While polls point to another hung Parliament in Turkey, there are signs politicians would be more willing to form a coalition this time, the first since President Recep Tayyip Erdogan's Justice and Development Party (AKP) swept to power in 2002. Here are some possible outcomes for the vote and implications for the nation's US$800 billion (S$1.1 trillion) economy:
SCENARIO ONE: AKP majority
AKP wins at least 276 seats in Parliament, eliminating the risk of another vote and averting coalition talks. This would be the best outcome for investors in the short term because it would "immediately eliminate some of the question marks that markets desperately want to avoid", said Mr Inan Demir, the chief economist at Finansbank AS in Istanbul.
A single-party victory may reignite the debate over Constitutional changes sought by the AKP that would lead to a government run by the president. If the AKP wins at least 330 seats in Parliament, it can call a referendum on the matter.
SCENARIO TWO: Hung Parliament and coalition
If no party gets a majority, a new Parliament would convene within five days and elect a speaker. Mr Erdogan would then task someone from Parliament with forming a coalition government, a process that can take up to 45 days.

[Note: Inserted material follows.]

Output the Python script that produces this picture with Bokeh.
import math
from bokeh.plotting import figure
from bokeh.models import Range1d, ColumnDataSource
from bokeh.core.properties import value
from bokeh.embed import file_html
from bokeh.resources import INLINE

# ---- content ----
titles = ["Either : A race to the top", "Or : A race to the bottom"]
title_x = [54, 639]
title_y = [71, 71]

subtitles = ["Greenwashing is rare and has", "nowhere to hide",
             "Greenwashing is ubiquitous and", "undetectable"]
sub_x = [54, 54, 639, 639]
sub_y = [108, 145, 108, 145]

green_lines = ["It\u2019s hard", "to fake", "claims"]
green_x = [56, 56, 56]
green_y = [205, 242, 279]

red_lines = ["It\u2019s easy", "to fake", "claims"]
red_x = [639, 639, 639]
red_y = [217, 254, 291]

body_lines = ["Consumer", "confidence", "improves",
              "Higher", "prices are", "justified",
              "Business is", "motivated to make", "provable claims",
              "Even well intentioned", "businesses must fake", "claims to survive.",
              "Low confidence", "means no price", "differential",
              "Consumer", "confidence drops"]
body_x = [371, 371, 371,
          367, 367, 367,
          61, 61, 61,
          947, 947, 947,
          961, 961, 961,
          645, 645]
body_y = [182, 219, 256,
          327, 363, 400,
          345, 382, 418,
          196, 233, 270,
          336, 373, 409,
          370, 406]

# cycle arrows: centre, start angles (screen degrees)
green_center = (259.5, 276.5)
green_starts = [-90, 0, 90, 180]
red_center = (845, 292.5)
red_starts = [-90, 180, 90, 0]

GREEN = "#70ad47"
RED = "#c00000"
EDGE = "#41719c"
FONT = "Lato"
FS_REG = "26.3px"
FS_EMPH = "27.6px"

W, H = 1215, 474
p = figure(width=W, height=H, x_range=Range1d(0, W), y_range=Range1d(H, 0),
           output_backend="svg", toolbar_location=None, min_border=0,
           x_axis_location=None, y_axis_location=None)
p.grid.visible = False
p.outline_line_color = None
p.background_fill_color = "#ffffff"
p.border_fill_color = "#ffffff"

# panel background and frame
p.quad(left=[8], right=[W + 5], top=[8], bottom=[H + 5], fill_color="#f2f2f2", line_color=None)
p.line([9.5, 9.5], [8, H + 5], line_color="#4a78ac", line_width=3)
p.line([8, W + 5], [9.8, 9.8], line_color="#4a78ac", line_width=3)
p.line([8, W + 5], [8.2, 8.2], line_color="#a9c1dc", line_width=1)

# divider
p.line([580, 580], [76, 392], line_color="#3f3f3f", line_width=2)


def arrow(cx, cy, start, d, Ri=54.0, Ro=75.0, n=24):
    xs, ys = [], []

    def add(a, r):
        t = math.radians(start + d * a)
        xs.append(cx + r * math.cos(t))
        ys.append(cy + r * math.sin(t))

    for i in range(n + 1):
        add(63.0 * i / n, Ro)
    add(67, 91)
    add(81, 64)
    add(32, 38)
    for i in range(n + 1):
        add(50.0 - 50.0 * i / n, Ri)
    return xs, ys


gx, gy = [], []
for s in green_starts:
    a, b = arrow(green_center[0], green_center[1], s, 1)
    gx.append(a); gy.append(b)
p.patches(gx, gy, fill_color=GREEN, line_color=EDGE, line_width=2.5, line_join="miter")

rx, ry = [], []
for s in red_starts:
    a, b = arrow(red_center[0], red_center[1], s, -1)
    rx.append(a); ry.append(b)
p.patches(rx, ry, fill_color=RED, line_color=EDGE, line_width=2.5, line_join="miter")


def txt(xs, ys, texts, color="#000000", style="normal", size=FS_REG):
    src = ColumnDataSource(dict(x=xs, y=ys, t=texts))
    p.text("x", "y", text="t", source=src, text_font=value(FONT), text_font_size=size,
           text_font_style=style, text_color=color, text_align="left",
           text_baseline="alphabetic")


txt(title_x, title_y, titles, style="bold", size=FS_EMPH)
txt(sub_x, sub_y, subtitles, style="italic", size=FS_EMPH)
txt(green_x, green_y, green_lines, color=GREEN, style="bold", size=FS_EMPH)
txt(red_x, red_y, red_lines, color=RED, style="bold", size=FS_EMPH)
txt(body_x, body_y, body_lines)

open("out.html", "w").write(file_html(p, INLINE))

Polls show this is the probable result. Indications that the AKP and the opposition Republican People's Party (CHP) would be more willing to form a coalition this time around have increased investor confidence.
Prime Minister Ahmet Davutoglu said on Tuesday the AKP would be open to a coalition if his party doesn't get the majority he expects.
The same day, CHP head Kemal Kilicdaroglu said it is incumbent on politicians to work together on a solution if no party wins.
SCENARIO THREE: Hung Parliament and another election
While the AKP may win a single party majority, if it falls short by a narrow margin, the party may want to hold another vote or form a minority government, according to Mr Ozgur Altug, chief economist at BGC Partners in Istanbul.
Market volatility under this scenario "is likely to remain high", leading to a steep decline in the lira and higher interest rates, he said.
Failed coalition talks "would be a disaster because the parties now have the electorate's mandate to cooperate", said Mr Tatha Ghose, an emerging-market economist at Commerzbank AG in London.
"If they still cannot do so and waste more time and resources to repeatedly hold elections, then the system will be viewed as broken."
SCENARIO FOUR: Peoples' Democratic Party (HDP) below the electoral threshold
Investors are wary of the potential for violence should the pro-Kurdish HDP fail to win the 10 per cent of the vote it needs to gain Parliamentary representation.
The peace process between the government and the Kurdistan Workers' Party (PKK) ended after the June election, which gave the HDP Parliamentary representation for the first time. Since then, violence has intensified, especially in the predominantly Kurdish south-east.
While unlikely, this would be the "worst outcome," according to Mr Ilan Solot, an emerging-market currency strategist at Brown Brothers Harriman in London. It would have a big impact on Turkish markets by raising the risk of "a situation of constant civil unrest", he said.